EHT sta facendo rapidi progressi, con aggiornamenti tecnologici alla rete e l’aggiunta di nuovi osservatori. Le future osservazioni di EHT riveleranno più accuratamente la struttura del campo magnetico attorno al buco nero e daranno ulteriori indicazioni sulla fisica dei gas caldi in questa regione. Inoltre, per migliorare la sensibilità ed aumentare il numero di sorgenti da osservare, si sta pensando di combinare i radiotelescopi ancorati a terra esistenti con una rete di radiotelescopi formata da satelliti in orbita attorno alla Terra, capaci di restituire immagini cinque volte più nitide.

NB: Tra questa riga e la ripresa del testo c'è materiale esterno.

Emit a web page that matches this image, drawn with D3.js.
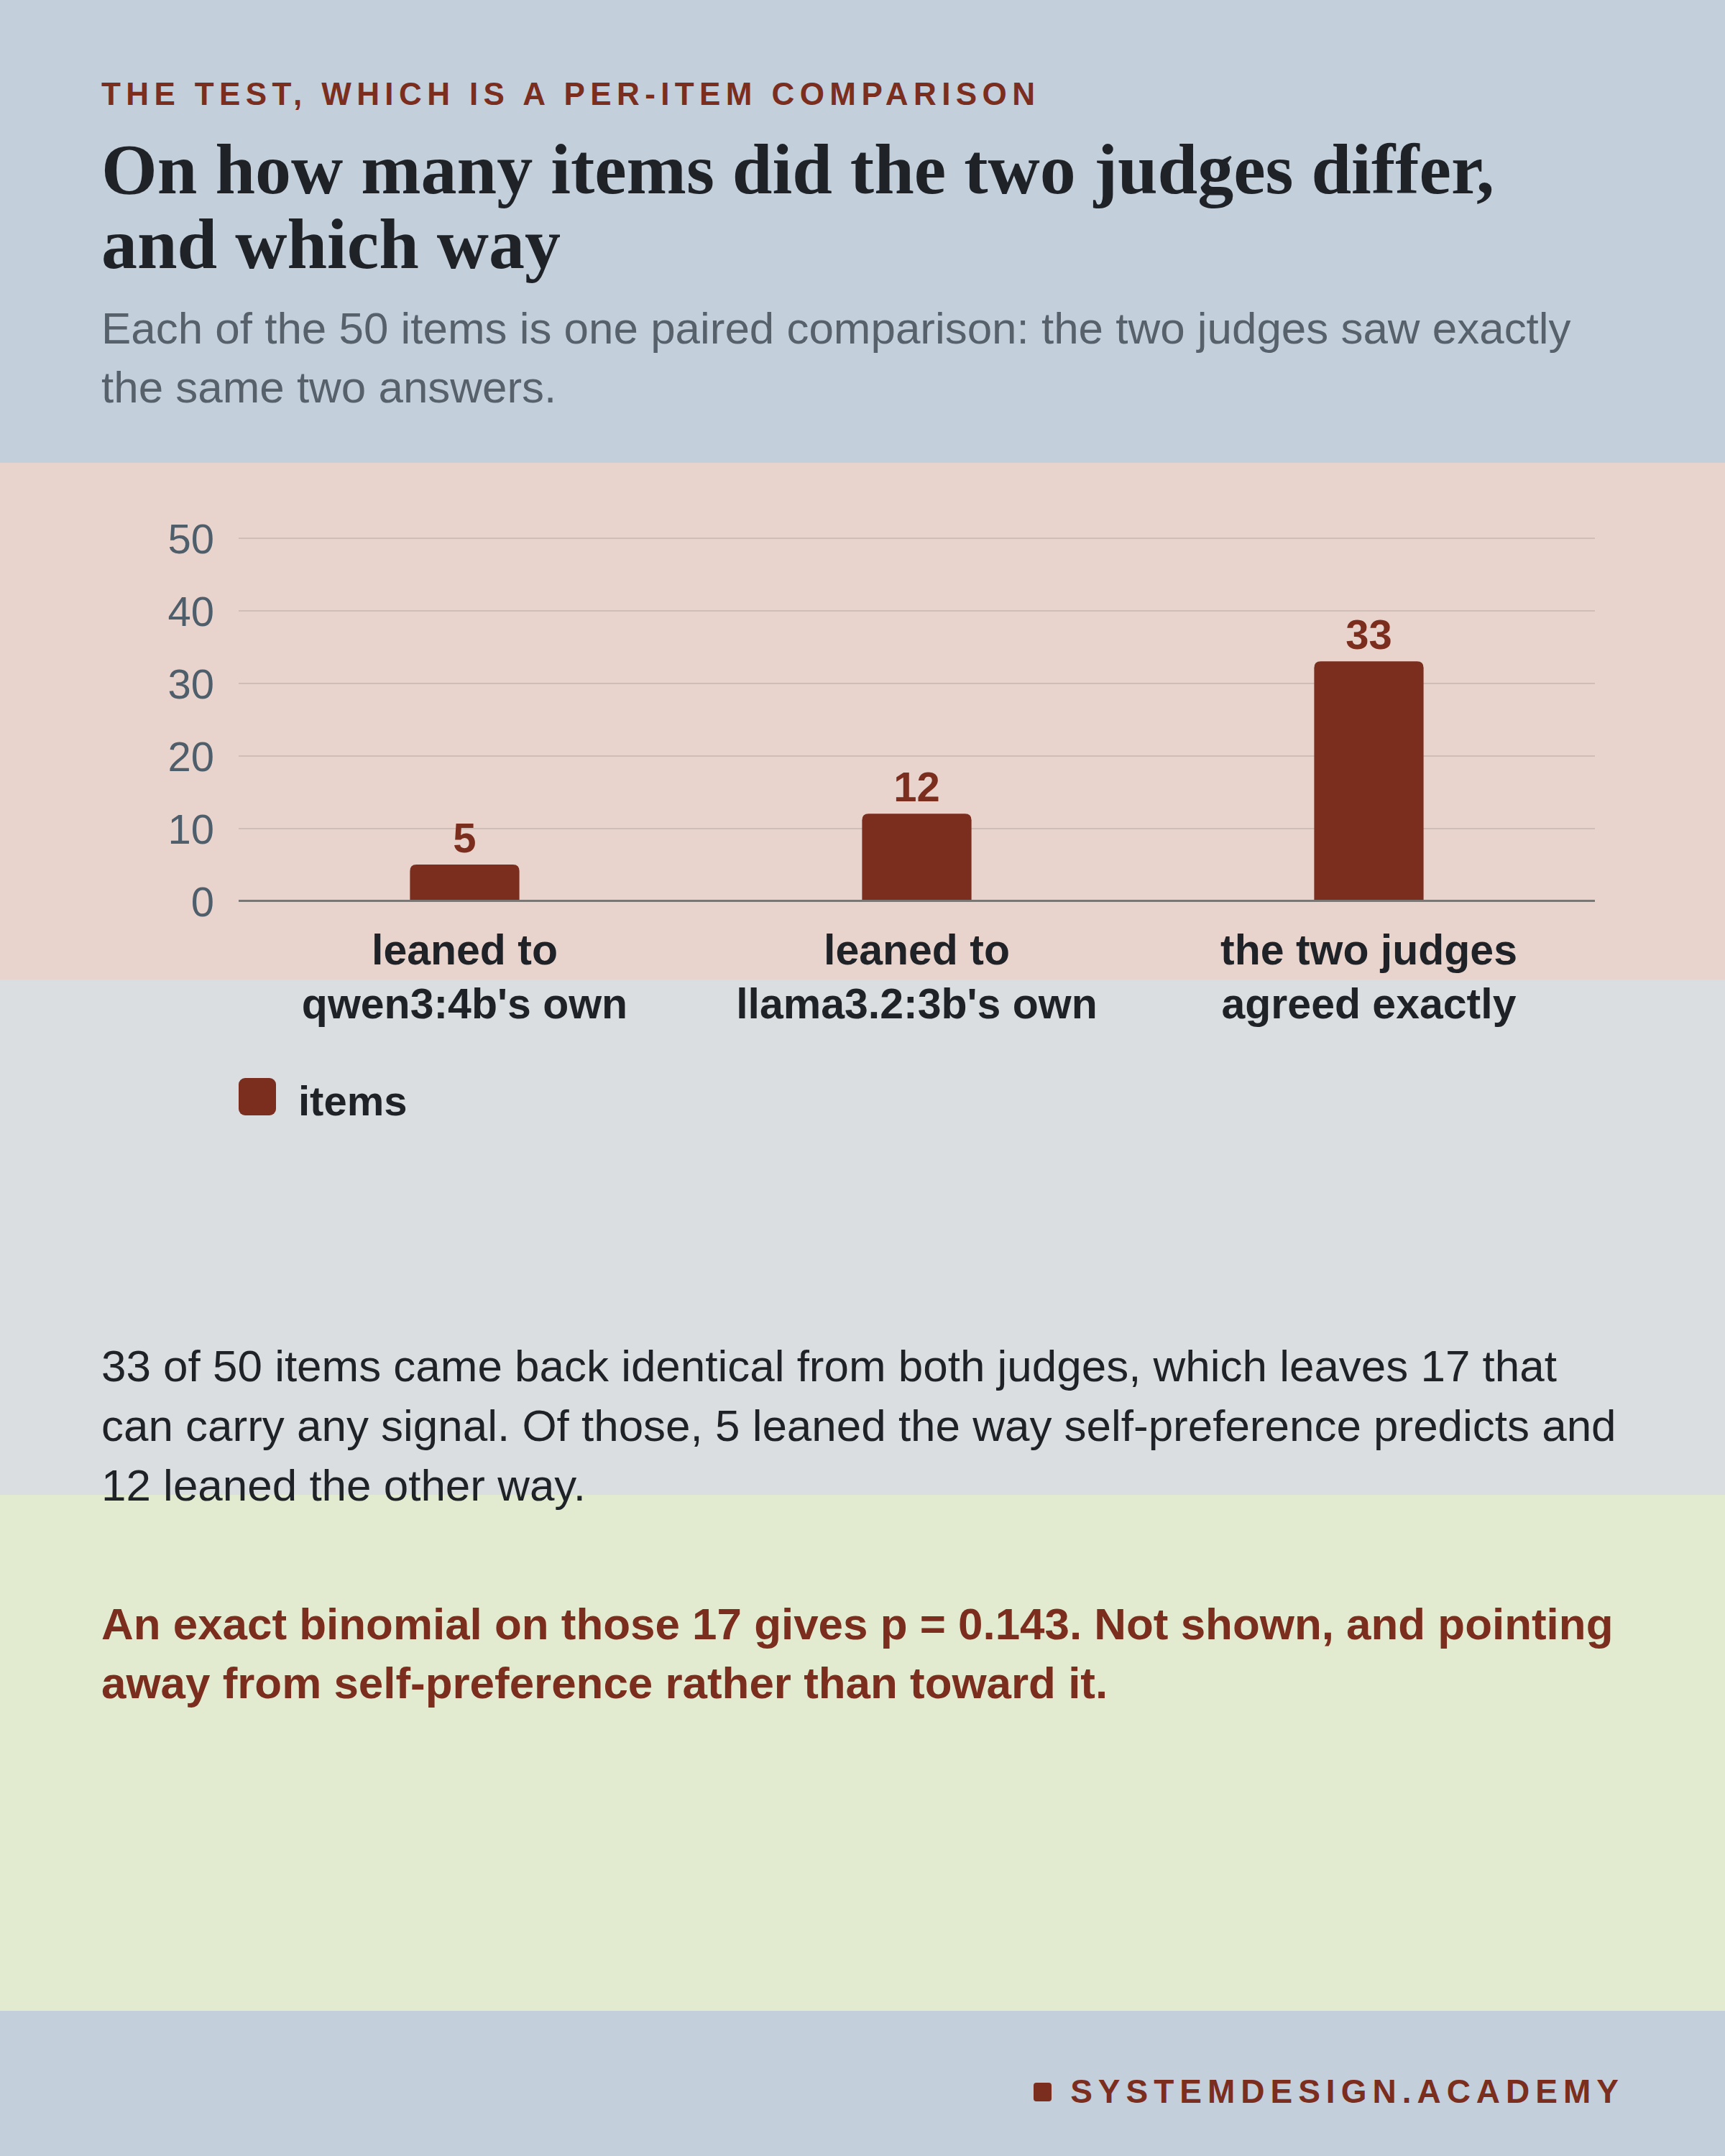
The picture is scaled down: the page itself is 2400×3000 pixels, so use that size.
<!DOCTYPE html>
<html>
<head>
<meta charset="utf-8">
<script src="https://cdn.jsdelivr.net/npm/d3@7"></script>
<style>
  html, body { margin: 0; padding: 0; background: #c3cfdb; }
  svg { display: block; }
</style>
</head>
<body>
<svg id="chart" width="2400" height="3000"></svg>
<script>
// ---- data ----
const categories = [
  ["leaned to", "qwen3:4b's own"],
  ["leaned to", "llama3.2:3b's own"],
  ["the two judges", "agreed exactly"]
];
const categoryKeys = ["qwen", "llama", "agreed"];
const itemCounts = [5, 12, 33];
const seriesName = "items";
const yTicks = [0, 10, 20, 30, 40, 50];
const yMax = 50;

const eyebrow = "THE TEST, WHICH IS A PER-ITEM COMPARISON";
const titleLines = ["On how many items did the two judges differ,", "and which way"];
const subtitleLines = [
  "Each of the 50 items is one paired comparison: the two judges saw exactly",
  "the same two answers."
];
const bodyLines = [
  "33 of 50 items came back identical from both judges, which leaves 17 that",
  "can carry any signal. Of those, 5 leaned the way self-preference predicts and",
  "12 leaned the other way."
];
const calloutLines = [
  "An exact binomial on those 17 gives p = 0.143. Not shown, and pointing",
  "away from self-preference rather than toward it."
];
const footerText = "SYSTEMDESIGN.ACADEMY";

// ---- styles ----
const C = {
  blue: "#c3cfdb", pink: "#e9d3cd", gray: "#dadee1", green: "#e2eacf",
  brick: "#7b2d1e", ink: "#1f2328", muted: "#56616c", axis: "#4f5e6b",
  grid: "#cfbdb7", base: "#7a7674"
};
const SANS = "'Liberation Sans', Arial, Helvetica, sans-serif";
const SERIF = "'Liberation Serif', 'Times New Roman', serif";
const L = 141;

const svg = d3.select("#chart");

// fit a group of text lines so that the first line has the target width
function fitWidth(sel, target, base) {
  const w = sel.node().getComputedTextLength();
  sel.attr("font-size", base * target / w);
}

// background bands
svg.append("rect").attr("x", 0).attr("y", 0).attr("width", 2400).attr("height", 644).attr("fill", C.blue);
svg.append("rect").attr("x", 0).attr("y", 644).attr("width", 2400).attr("height", 719).attr("fill", C.pink);
svg.append("rect").attr("x", 0).attr("y", 1363).attr("width", 2400).attr("height", 717).attr("fill", C.gray);
svg.append("rect").attr("x", 0).attr("y", 2080).attr("width", 2400).attr("height", 718).attr("fill", C.green);
svg.append("rect").attr("x", 0).attr("y", 2798).attr("width", 2400).attr("height", 202).attr("fill", C.blue);

// eyebrow
svg.append("text").attr("x", L).attr("y", 146)
  .attr("font-family", SANS).attr("font-weight", 700).attr("font-size", 44)
  .attr("letter-spacing", 7.4).attr("fill", C.brick).text(eyebrow);

// title (fit to measured width)
const title = svg.append("g");
titleLines.forEach((t, i) => {
  title.append("text").attr("x", L).attr("y", 269 + i * 104)
    .attr("font-family", SERIF).attr("font-weight", 700).attr("font-size", 90)
    .attr("fill", C.ink).text(t);
});
{
  const first = title.select("text").node();
  const w = first.getComputedTextLength();
  const fs = 90 * 1948 / w;
  title.selectAll("text").attr("font-size", Math.min(fs, 100));
}

// subtitle
const sub = svg.append("g");
subtitleLines.forEach((t, i) => {
  sub.append("text").attr("x", L).attr("y", 478 + i * 82)
    .attr("font-family", SANS).attr("font-size", 62).attr("fill", C.muted).text(t);
});
{
  const w = sub.select("text").node().getComputedTextLength();
  sub.selectAll("text").attr("font-size", Math.min(66, 62 * 2045 / w));
}

// ---- chart ----
const plot = { left: 332, right: 2219, top: 748.5, bottom: 1253.5 };
const x = d3.scaleBand().domain(categoryKeys).range([plot.left, plot.right]).padding(0);
const y = d3.scaleLinear().domain([0, yMax]).range([plot.bottom, plot.top]);
const barFrac = 0.242;
const bw = x.bandwidth() * barFrac;

const yAxis = svg.append("g").attr("transform", `translate(${plot.left},0)`)
  .call(d3.axisLeft(y).tickValues(yTicks).tickSize(-(plot.right - plot.left)).tickPadding(34));
yAxis.select(".domain").remove();
yAxis.selectAll(".tick line").attr("stroke", C.grid).attr("stroke-width", 2);
yAxis.selectAll(".tick text").attr("font-family", SANS).attr("font-size", 58)
  .attr("fill", C.axis).attr("dy", "0.36em");
yAxis.selectAll(".tick").filter(d => d === 0).select("line").remove();

// bars with rounded top corners
const r = 9;
const barPath = (x0, y0, w, h) => {
  const rr = Math.min(r, h, w / 2);
  return `M${x0},${y0 + h}V${y0 + rr}Q${x0},${y0} ${x0 + rr},${y0}H${x0 + w - rr}Q${x0 + w},${y0} ${x0 + w},${y0 + rr}V${y0 + h}Z`;
};
svg.append("g").selectAll("path").data(itemCounts).join("path")
  .attr("d", (d, i) => {
    const cx = x(categoryKeys[i]) + x.bandwidth() / 2;
    return barPath(cx - bw / 2, y(d), bw, y(0) - y(d));
  })
  .attr("fill", C.brick);

// value labels
svg.append("g").selectAll("text").data(itemCounts).join("text")
  .attr("x", (d, i) => x(categoryKeys[i]) + x.bandwidth() / 2)
  .attr("y", d => y(d) - 17)
  .attr("text-anchor", "middle").attr("font-family", SANS).attr("font-weight", 700)
  .attr("font-size", 58).attr("fill", C.brick).text(d => d);

// baseline
svg.append("line").attr("x1", plot.left).attr("x2", plot.right)
  .attr("y1", y(0)).attr("y2", y(0)).attr("stroke", C.base).attr("stroke-width", 3);

// category labels
const catG = svg.append("g");
categories.forEach((lines, i) => {
  const cx = x(categoryKeys[i]) + x.bandwidth() / 2;
  lines.forEach((t, j) => {
    catG.append("text").attr("x", cx).attr("y", 1342 + j * 75)
      .attr("text-anchor", "middle").attr("font-family", SANS).attr("font-weight", 700)
      .attr("font-size", 59).attr("fill", C.ink).text(t);
  });
});

// legend
svg.append("rect").attr("x", 332).attr("y", 1500).attr("width", 52).attr("height", 52)
  .attr("rx", 9).attr("fill", C.brick);
svg.append("text").attr("x", 415).attr("y", 1552)
  .attr("font-family", SANS).attr("font-weight", 700).attr("font-size", 58)
  .attr("fill", C.ink).text(seriesName);

// body text
const body = svg.append("g");
bodyLines.forEach((t, i) => {
  body.append("text").attr("x", L).attr("y", 1922 + i * 83)
    .attr("font-family", SANS).attr("font-size", 62).attr("fill", C.ink).text(t);
});
{
  const w = body.selectAll("text").nodes()[1].getComputedTextLength();
  body.selectAll("text").attr("font-size", Math.min(66, 62 * 2108 / w));
}

// callout
const call = svg.append("g");
calloutLines.forEach((t, i) => {
  call.append("text").attr("x", L).attr("y", 2281 + i * 82)
    .attr("font-family", SANS).attr("font-weight", 700).attr("font-size", 62)
    .attr("fill", C.brick).text(t);
});
{
  const w = call.select("text").node().getComputedTextLength();
  call.selectAll("text").attr("font-size", Math.min(66, 62 * 2104 / w));
}

// footer
svg.append("text").attr("x", 2260).attr("y", 2926).attr("text-anchor", "end")
  .attr("font-family", SANS).attr("font-weight", 700).attr("font-size", 46)
  .attr("letter-spacing", 8).attr("fill", C.brick).text(footerText);
svg.append("rect").attr("x", 1438).attr("y", 2898).attr("width", 25).attr("height", 26)
  .attr("rx", 4).attr("fill", C.brick);
</script>
</body>
</html>
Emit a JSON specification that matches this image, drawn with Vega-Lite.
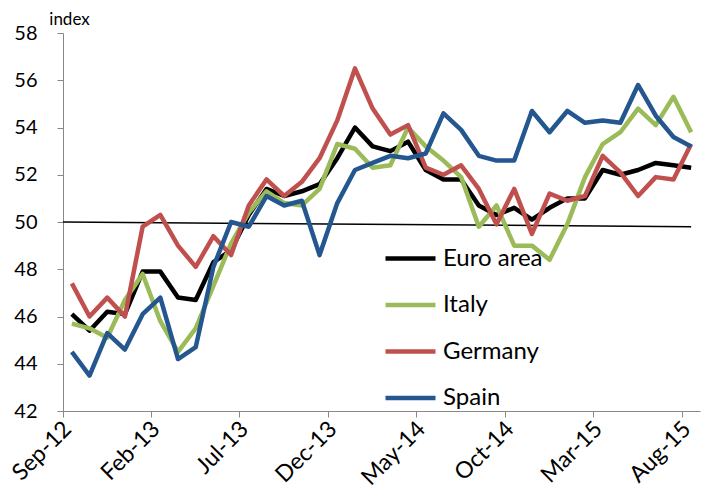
{
  "$schema": "https://vega.github.io/schema/vega-lite/v6.json",
  "width": 637,
  "height": 378,
  "autosize": "none",
  "padding": {"left": 63, "top": 33, "right": 2, "bottom": 92},
  "background": "white",
  "config": {"view": {"stroke": null}, "font": "Lato"},
  "datasets": {
    "pmi": [
      {"month": "Sep-12", "Euro area": 46.1, "Italy": 45.7, "Germany": 47.4, "Spain": 44.5},
      {"month": "Oct-12", "Euro area": 45.4, "Italy": 45.5, "Germany": 46.0, "Spain": 43.5},
      {"month": "Nov-12", "Euro area": 46.2, "Italy": 45.1, "Germany": 46.8, "Spain": 45.3},
      {"month": "Dec-12", "Euro area": 46.1, "Italy": 46.7, "Germany": 46.0, "Spain": 44.6},
      {"month": "Jan-13", "Euro area": 47.9, "Italy": 47.8, "Germany": 49.8, "Spain": 46.1},
      {"month": "Feb-13", "Euro area": 47.9, "Italy": 45.8, "Germany": 50.3, "Spain": 46.8},
      {"month": "Mar-13", "Euro area": 46.8, "Italy": 44.5, "Germany": 49.0, "Spain": 44.2},
      {"month": "Apr-13", "Euro area": 46.7, "Italy": 45.5, "Germany": 48.1, "Spain": 44.7},
      {"month": "May-13", "Euro area": 48.3, "Italy": 47.3, "Germany": 49.4, "Spain": 48.1},
      {"month": "Jun-13", "Euro area": 48.8, "Italy": 49.1, "Germany": 48.6, "Spain": 50.0},
      {"month": "Jul-13", "Euro area": 50.3, "Italy": 50.4, "Germany": 50.7, "Spain": 49.8},
      {"month": "Aug-13", "Euro area": 51.4, "Italy": 51.3, "Germany": 51.8, "Spain": 51.1},
      {"month": "Sep-13", "Euro area": 51.1, "Italy": 50.8, "Germany": 51.1, "Spain": 50.7},
      {"month": "Oct-13", "Euro area": 51.3, "Italy": 50.7, "Germany": 51.7, "Spain": 50.9},
      {"month": "Nov-13", "Euro area": 51.6, "Italy": 51.4, "Germany": 52.7, "Spain": 48.6},
      {"month": "Dec-13", "Euro area": 52.7, "Italy": 53.3, "Germany": 54.3, "Spain": 50.8},
      {"month": "Jan-14", "Euro area": 54.0, "Italy": 53.1, "Germany": 56.5, "Spain": 52.2},
      {"month": "Feb-14", "Euro area": 53.2, "Italy": 52.3, "Germany": 54.8, "Spain": 52.5},
      {"month": "Mar-14", "Euro area": 53.0, "Italy": 52.4, "Germany": 53.7, "Spain": 52.8},
      {"month": "Apr-14", "Euro area": 53.4, "Italy": 54.0, "Germany": 54.1, "Spain": 52.7},
      {"month": "May-14", "Euro area": 52.2, "Italy": 53.2, "Germany": 52.3, "Spain": 52.9},
      {"month": "Jun-14", "Euro area": 51.8, "Italy": 52.6, "Germany": 52.0, "Spain": 54.6},
      {"month": "Jul-14", "Euro area": 51.8, "Italy": 51.9, "Germany": 52.4, "Spain": 53.9},
      {"month": "Aug-14", "Euro area": 50.7, "Italy": 49.8, "Germany": 51.4, "Spain": 52.8},
      {"month": "Sep-14", "Euro area": 50.3, "Italy": 50.7, "Germany": 49.9, "Spain": 52.6},
      {"month": "Oct-14", "Euro area": 50.6, "Italy": 49.0, "Germany": 51.4, "Spain": 52.6},
      {"month": "Nov-14", "Euro area": 50.1, "Italy": 49.0, "Germany": 49.5, "Spain": 54.7},
      {"month": "Dec-14", "Euro area": 50.6, "Italy": 48.4, "Germany": 51.2, "Spain": 53.8},
      {"month": "Jan-15", "Euro area": 51.0, "Italy": 49.9, "Germany": 50.9, "Spain": 54.7},
      {"month": "Feb-15", "Euro area": 51.0, "Italy": 51.9, "Germany": 51.1, "Spain": 54.2},
      {"month": "Mar-15", "Euro area": 52.2, "Italy": 53.3, "Germany": 52.8, "Spain": 54.3},
      {"month": "Apr-15", "Euro area": 52.0, "Italy": 53.8, "Germany": 52.1, "Spain": 54.2},
      {"month": "May-15", "Euro area": 52.2, "Italy": 54.8, "Germany": 51.1, "Spain": 55.8},
      {"month": "Jun-15", "Euro area": 52.5, "Italy": 54.1, "Germany": 51.9, "Spain": 54.5},
      {"month": "Jul-15", "Euro area": 52.4, "Italy": 55.3, "Germany": 51.8, "Spain": 53.6},
      {"month": "Aug-15", "Euro area": 52.3, "Italy": 53.8, "Germany": 53.3, "Spain": 53.2}
    ],
    "ref": [
      {"month": "Sep-12", "month_end": "Aug-15", "level": 50.0, "level_end": 49.8}
    ]
  },
  "encoding": {
    "x": {
      "field": "month",
      "type": "ordinal",
      "scale": {
        "domain": ["Sep-12","Oct-12","Nov-12","Dec-12","Jan-13","Feb-13","Mar-13","Apr-13","May-13","Jun-13","Jul-13","Aug-13","Sep-13","Oct-13","Nov-13","Dec-13","Jan-14","Feb-14","Mar-14","Apr-14","May-14","Jun-14","Jul-14","Aug-14","Sep-14","Oct-14","Nov-14","Dec-14","Jan-15","Feb-15","Mar-15","Apr-15","May-15","Jun-15","Jul-15","Aug-15"],
        "paddingInner": 0,
        "paddingOuter": 0
      },
      "axis": {
        "title": null,
        "values": ["Sep-12","Feb-13","Jul-13","Dec-13","May-14","Oct-14","Mar-15","Aug-15"],
        "bandPosition": 0,
        "labelAngle": -45,
        "labelAlign": "right",
        "labelBaseline": "middle",
        "labelOffset": -4,
        "labelPadding": 8,
        "labelFontSize": 23,
        "labelColor": "#000000",
        "tickSize": 6,
        "tickColor": "#888888",
        "domainColor": "#888888",
        "labelOverlap": false
      }
    }
  },
  "layer": [
    {
      "data": {"name": "ref"},
      "mark": {"type": "rule", "color": "#000000", "strokeWidth": 1.5},
      "encoding": {
        "x": {"field": "month", "type": "ordinal", "bandPosition": 0},
        "x2": {"field": "month_end"},
        "y": {"field": "level", "type": "quantitative"},
        "y2": {"field": "level_end"}
      }
    },
    {
      "data": {"name": "pmi"},
      "transform": [
        {"fold": ["Euro area", "Italy", "Germany", "Spain"], "as": ["series", "value"]}
      ],
      "mark": {"type": "line", "strokeWidth": 4.5, "strokeJoin": "round"},
      "encoding": {
        "y": {
          "field": "value",
          "type": "quantitative",
          "scale": {"domain": [42, 58], "zero": false, "nice": false},
          "axis": {
            "title": "index",
            "titleAngle": 0,
            "titleX": 6,
            "titleY": -9,
            "titleAlign": "center",
            "titleBaseline": "alphabetic",
            "titleFontSize": 17,
            "titleFontWeight": "normal",
            "titleColor": "#000000",
            "values": [42, 44, 46, 48, 50, 52, 54, 56, 58],
            "grid": false,
            "tickSize": 6,
            "tickColor": "#888888",
            "domainColor": "#888888",
            "labelFontSize": 20,
            "labelColor": "#000000",
            "labelPadding": 20
          }
        },
        "color": {
          "field": "series",
          "type": "nominal",
          "scale": {
            "domain": ["Euro area", "Italy", "Germany", "Spain"],
            "range": ["#000000", "#9BBB59", "#C0504D", "#24568F"]
          },
          "legend": {
            "title": null,
            "orient": "none",
            "legendX": 320,
            "legendY": 198,
            "symbolType": "stroke",
            "symbolSize": 2500,
            "symbolStrokeWidth": 4.5,
            "labelFontSize": 24,
            "labelColor": "#000000",
            "labelOffset": 5,
            "rowPadding": 6.5
          }
        }
      }
    }
  ]
}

EHT è una collaborazione molto grande, qual è il tuo ruolo?
Sono membro dello Science Council che è il nucleo della collaborazione ed è l’organismo che delinea le strategie di ricerca, decide le future osservazioni e lo sviluppo delle varie attività scientifiche. È composto da 14 esperti internazionali. Inoltre, essendo anche coordinatore del gruppo Gravitational Physics Input, mio compito è quello di indicare le strategie per l’attività di ricerca che ci permetteranno di analizzare e dare un’interpretazione fisica dei risultati ottenuti dall’analisi dei dati.
Ti ho conosciuto che eri un’assegnista di ricerca al Dipartimento di Fisica della Federico II e ora hai fatto giganteschi passi in avanti per la tua carriera. Te la senti di dare un consiglio alle nuove generazioni?
Nel 2015, quando sono entrata nella collaborazione EHT, ero un normale membro, scelto per le mie expertise. Lavorare in una collaborazione aiuta molto, perché ti permette di imparare dagli altri e contribuire a tua volta con le tue conoscenze. E’ uno scambio reciproco ed equo. Quello che ho imparato in questa collaborazione insieme con l’esperienza all’estero mi hanno aiutato a crescere e sono stati il mio biglietto di ritorno per l’Italia. Nel 2013 infatti ho lasciato Napoli e sono andata a lavorare in Siberia, non bisogna temere di andare all’estero, queste esperienze contribuiscono a formare il nostro background e anzi è poi ancora più bello poter rientrare in Italia e portare un ulteriore know-how nei nostri atenei.